Hal ini amat bergantung pada itikad KPU/KPUD sendiri. Sekadar
pegangan, asas universalitas hukum adalah nonretroaktif, yaitu
ketentuan hukum tidak boleh berlaku mundur. Namun, untuk kepentingan
pencari keadilan sering didalilkan, bila ada dua ketentuan yang
berlaku, ketentuan yang paling menguntungkan sang pencari keadilan
yang diterapkan.
Dalam hal ini, ada perubahan hukum terhadap syarat-syarat menjadi
caleg. Sebelumnya, ada restriksi terhadap para anggota PKI, sekarang
ketentuan ini dinyatakan tidak memiliki kekuatan hukum mengikat.
Artinya, KPU/KPUD bisa saja mengembalikan posisi para caleg yang
digugurkan karena persyaratan Pasal 60g itu.
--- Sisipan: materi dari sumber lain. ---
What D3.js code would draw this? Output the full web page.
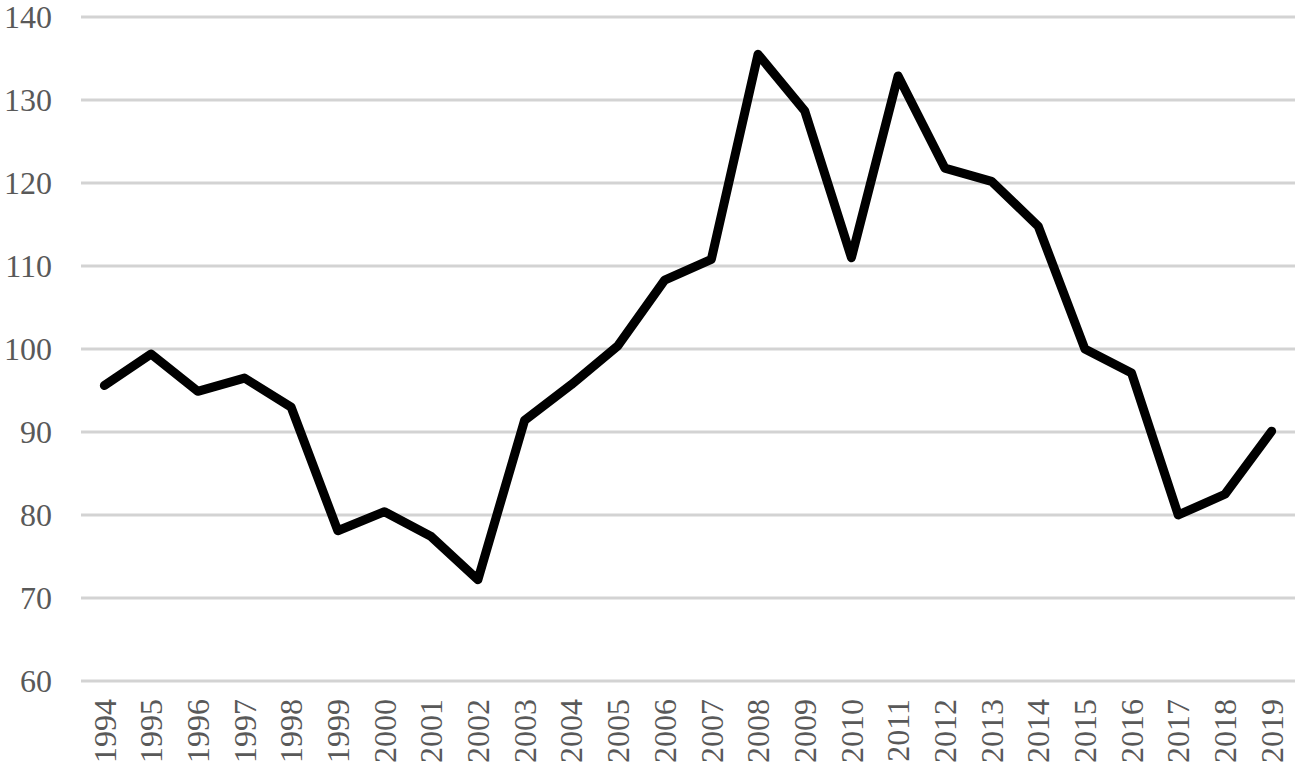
<!DOCTYPE html>
<html>
<head>
<meta charset="utf-8">
<script src="https://cdn.jsdelivr.net/npm/d3@7"></script>
<style>
  body { margin: 0; background: #fff; }
  svg { display: block; }
  .tick-label { font-family: "Liberation Serif", "Times New Roman", serif; font-size: 32px; fill: #595959; }
</style>
</head>
<body>
<svg id="chart"></svg>
<script>
const years = ['1994','1995','1996','1997','1998','1999','2000','2001','2002','2003','2004','2005','2006',
  '2007','2008','2009','2010','2011','2012','2013','2014','2015','2016','2017','2018','2019'];
const values = [95.6, 99.4, 94.9, 96.5, 93.0, 78.1, 80.4, 77.4, 72.2, 91.4, 95.7, 100.4, 108.3,
  110.8, 135.5, 128.7, 111.0, 132.9, 121.8, 120.2, 114.8, 100.0, 97.1, 80.0, 82.5, 90.1];
const yTicks = [60, 70, 80, 90, 100, 110, 120, 130, 140];

const width = 1300, height = 772;
const plot = { left: 81, right: 1295, top: 17, bottom: 681 };

const svg = d3.select('#chart').attr('width', width).attr('height', height);

const x = d3.scaleBand().domain(years).range([plot.left, plot.right]);
const y = d3.scaleLinear().domain([60, 140]).range([plot.bottom, plot.top]);

// gridlines
svg.append('g').selectAll('line')
  .data(yTicks)
  .join('line')
  .attr('x1', plot.left).attr('x2', plot.right)
  .attr('y1', d => y(d)).attr('y2', d => y(d))
  .attr('stroke', '#d3d3d3').attr('stroke-width', 3);

// y labels
svg.append('g').selectAll('text')
  .data(yTicks)
  .join('text')
  .attr('class', 'tick-label')
  .attr('x', 52).attr('y', d => y(d))
  .attr('dy', '0.35em')
  .attr('text-anchor', 'end')
  .text(d => d);

// x labels, rotated
svg.append('g').selectAll('text')
  .data(years)
  .join('text')
  .attr('class', 'tick-label')
  .attr('transform', d => `translate(${x(d) + x.bandwidth() / 2},699) rotate(-90)`)
  .attr('dy', '0.35em')
  .attr('text-anchor', 'end')
  .text(d => d);

// the line
const line = d3.line()
  .x((d, i) => x(years[i]) + x.bandwidth() / 2)
  .y(d => y(d));

svg.append('path')
  .datum(values)
  .attr('d', line)
  .attr('fill', 'none')
  .attr('stroke', '#000')
  .attr('stroke-width', 9)
  .attr('stroke-linejoin', 'round')
  .attr('stroke-linecap', 'round');
</script>
</body>
</html>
Bagaimana bila KPU tidak mau mengembalikan mereka ke dalam daftar
caleg? Selain asas nonretrokatif, ada cantolan hukum yang bisa
digunakan untuk menopang tindakan itu, yaitu Pasal 59 UU No 24
tentang Mahkamah Konstitusi (UU MK), yang berbunyi, "Undang-undang
yang diuji oleh Mahkamah Konstitusi tetap berlaku, sebelum ada
putusan yang menyatakan bahwa undang-undang tersebut bertentangan
dengan UUD 1945".
Dengan bersandarkan ketentuan ini, tindakan KPU yang mencoret
caleg yang terindikasi PKI sah menurut hukum positif yang berlaku
sebelum adanya putusan MK. Ketua MK Jimly Asshiddiqie sendiri
menyatakan, putusan MK itu berlaku sejak diputuskan, tidak berlaku
surut. Misalnya, KPU sudah mengeluarkan keputusan tentang penetapan
caleg sebelum putusan MK dibacakan, keputusan itu tetap sah karena
didasarkan pada hukum positif yang berlaku. Seandainya caleg-caleg
yang terindikasi PKI tetap tak puas, jalan satu-satunya yang bisa
dilakukan adalah mengajukan gugatan ke Pengadilan Tata Usaha Negara
atas tindakan KPU mencoret mereka dari daftar caleg.
Terlepas dari semua pro-kontra yang mungkin bakal mengiringi
putusan MK itu di hari- hari mendatang, saya pribadi merasa bangga
dengan putusan itu. Sudah saatnya supremasi hukum lebih dikedepankan
ketimbang pertimbangan-pertimbangan politik yang kerap mewarnai
keputusan hukum. Jangan lagi dewi keadilan terpuruk di kaki dewa
kekuasaan. Sudah saatnya ruang sidang pengadilan menjadi tempat orang
mencari keadilan, bukan pembenaran ketidakadilan.